I’m not saying that, just cos there’s no jump in 1999, that the policy had no effect. I’m just saying that the lack of jump in 1999 is right there for everyone to see. At the very least, if you’re gonna claim you found an effect, you’re under the scientific obligation to explain how you found that effect given the lack of pattern in the aggregate data. Such things can happen—you can have an effect that happens to be canceled out in the data by some other pattern at the same time—but then you should explain it, give that trail of breadcrumbs.
So, I’m not saying the author, reviewers, and editors of that paper should’ve seen all or even most of the problems with this paper. What I am saying is that they should’ve engaged with the contradiction between their claims and what was shown by the simple time series. To have not done this is a form of “scientism,” a kind of mystical belief in the output of a black box, a “believe the stats, not your lying eyes” kind of attitude.
Also, as Folke points out, the author of this paper has a track record of extracting dramatic findings using questionable data analysis.
I have no reason to think that the author is doing things wrong on purpose. Statistics is hard!

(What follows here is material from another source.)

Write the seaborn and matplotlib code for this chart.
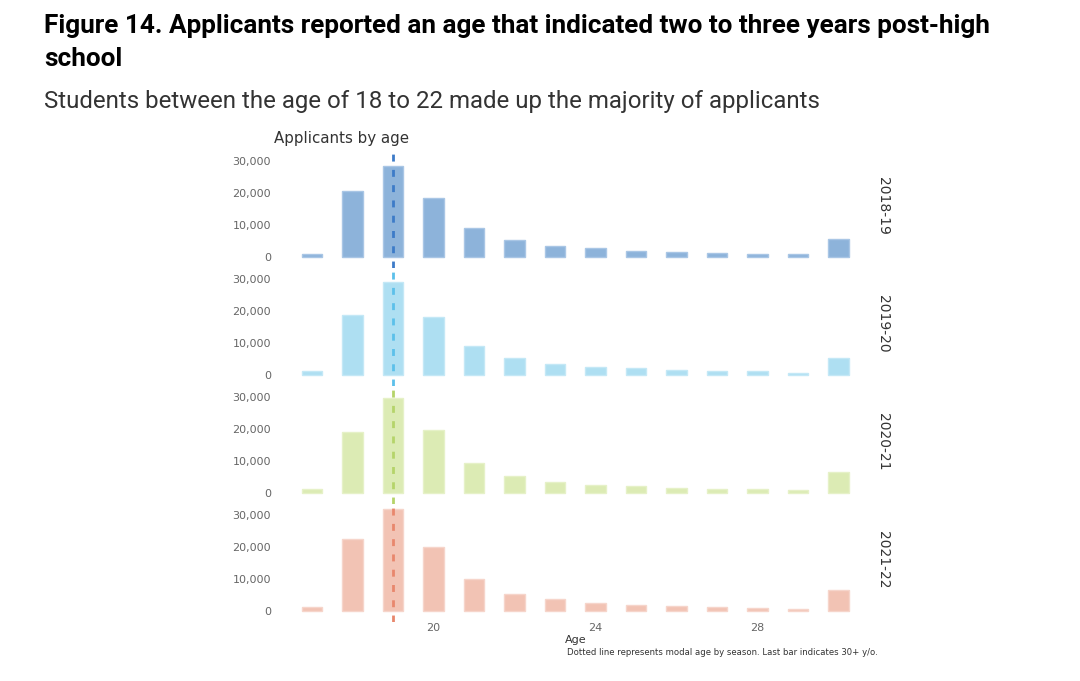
import numpy as np
import pandas as pd
import matplotlib
matplotlib.use("Agg")
import matplotlib.pyplot as plt
import seaborn as sns
from matplotlib.ticker import FuncFormatter

# ---- data ----
ages = [17, 18, 19, 20, 21, 22, 23, 24, 25, 26, 27, 28, 29, 30]
seasons = ["2018-19", "2019-20", "2020-21", "2021-22"]
apps_2018_19 = [1030, 20700, 28600, 18400, 9160, 5410, 3630, 2810, 2060, 1660, 1440, 1130, 940, 5630]
apps_2019_20 = [1380, 18900, 29000, 18100, 9190, 5310, 3660, 2720, 2190, 1780, 1470, 1250, 840, 5440]
apps_2020_21 = [1440, 19060, 29900, 19900, 9380, 5400, 3630, 2700, 2280, 1750, 1440, 1250, 1040, 6660]
apps_2021_22 = [1340, 22600, 31900, 20100, 10200, 5530, 3750, 2600, 2050, 1560, 1340, 1030, 840, 6560]
modal_age = [19, 19, 19, 19]
yticks = [0, 10000, 20000, 30000]
xticks = [20, 24, 28]

bar_colors = ["#8DB3DA", "#AEDFF2", "#DCEBB4", "#F2C3B4"]
edge_colors = ["#A9C6E5", "#C4E8F6", "#E6F1C8", "#F6D5CB"]
line_colors = ["#3D7BC8", "#5CC0EA", "#B5D46A", "#E8876D"]

series = [apps_2018_19, apps_2019_20, apps_2020_21, apps_2021_22]
df = pd.DataFrame({
    "season": np.repeat(seasons, len(ages)),
    "age": ages * len(seasons),
    "applicants": np.concatenate(series),
})

sns.set_theme(style="white")
plt.rcParams["font.family"] = ["DejaVu Sans"]

W, H = 1080, 681
fig = plt.figure(figsize=(W / 100, H / 100), dpi=100)

ax_left = 274.5 / W
ax_w = (876 - 274.5) / W
ax_h = 118 / H
tops = [150, 268, 386, 504]

axes = []
for i, season in enumerate(seasons):
    bottom = 1 - (tops[i] + 118) / H
    ax = fig.add_axes([ax_left, bottom, ax_w, ax_h])
    axes.append(ax)
    sub = df[df["season"] == season]
    sns.barplot(data=sub, x="age", y="applicants", native_scale=True, width=0.5,
                color=bar_colors[i], saturation=1, edgecolor=edge_colors[i],
                linewidth=1, ax=ax, errorbar=None)
    ax.axvline(modal_age[i], color=line_colors[i], lw=2, linestyle=(0, (2.5, 3)),
               zorder=5)
    ax.set_xlim(16.075, 30.925)
    ax.set_ylim(-3344, 33530)
    ax.set_yticks(yticks)
    ax.yaxis.set_major_formatter(FuncFormatter(lambda v, p: f"{int(v):,}"))
    ax.tick_params(axis="y", length=0, pad=2.5, labelsize=8, labelcolor="#666666")
    ax.set_ylabel("")
    if i < 3:
        ax.set_xticks([])
        ax.set_xlabel("")
    else:
        ax.set_xticks(xticks)
        ax.tick_params(axis="x", length=0, pad=0.5, labelsize=8, labelcolor="#666666")
        ax.set_xlabel("Age", fontsize=8, color="#333333", labelpad=1.5)
    ax.grid(False)
    sns.despine(ax=ax, left=True, bottom=True)
    ax.patch.set_alpha(0)
    ax.text(1.0 + 7 / (876 - 274.5), 0.53, season, transform=ax.transAxes,
            rotation=270, ha="center", va="center", fontsize=10, color="#333333")

axes[0].set_title("Applicants by age", loc="left", pad=5, fontsize=10.8, color="#333333")

fig.text(44 / W, 1 - 33 / H,
         "Figure 14. Applicants reported an age that indicated two to three years post-high",
         fontsize=18.85, fontweight="bold", family=["Roboto", "DejaVu Sans"],
         color="#000000", va="baseline", ha="left")
fig.text(44 / W, 1 - 66 / H, "school",
         fontsize=18.85, fontweight="bold", family=["Roboto", "DejaVu Sans"],
         color="#000000", va="baseline", ha="left")
fig.text(44 / W, 1 - 108 / H,
         "Students between the age of 18 to 22 made up the majority of applicants",
         fontsize=17.3, family=["Roboto", "DejaVu Sans"], color="#333333",
         va="baseline", ha="left")
fig.text(567 / W, 1 - 652.5 / H,
         "Dotted line represents modal age by season. Last bar indicates 30+ y/o.",
         fontsize=6.15, color="#333333", va="center", ha="left")

fig.savefig("out.png", dpi=100, facecolor="white")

The author’s key mistakes in these two papers have been:
1. Following a workflow in which contrary indications were ignored or set aside rather than directly addressed.
2. A lack of openness to the possibility that the work could be fatally flawed.
3. Various technical errors, including insufficient concern about data quality, a misunderstanding of regression discontinuity checks, and an inappropriate faith in robustness checks.
In this case, Adema, Folke, and Rickne did a lot of work to track down what went wrong in that published analysis. A lot of work for an obscure paper in a minor journal. But the result is a useful general lesson, which is why I’m sharing the story here.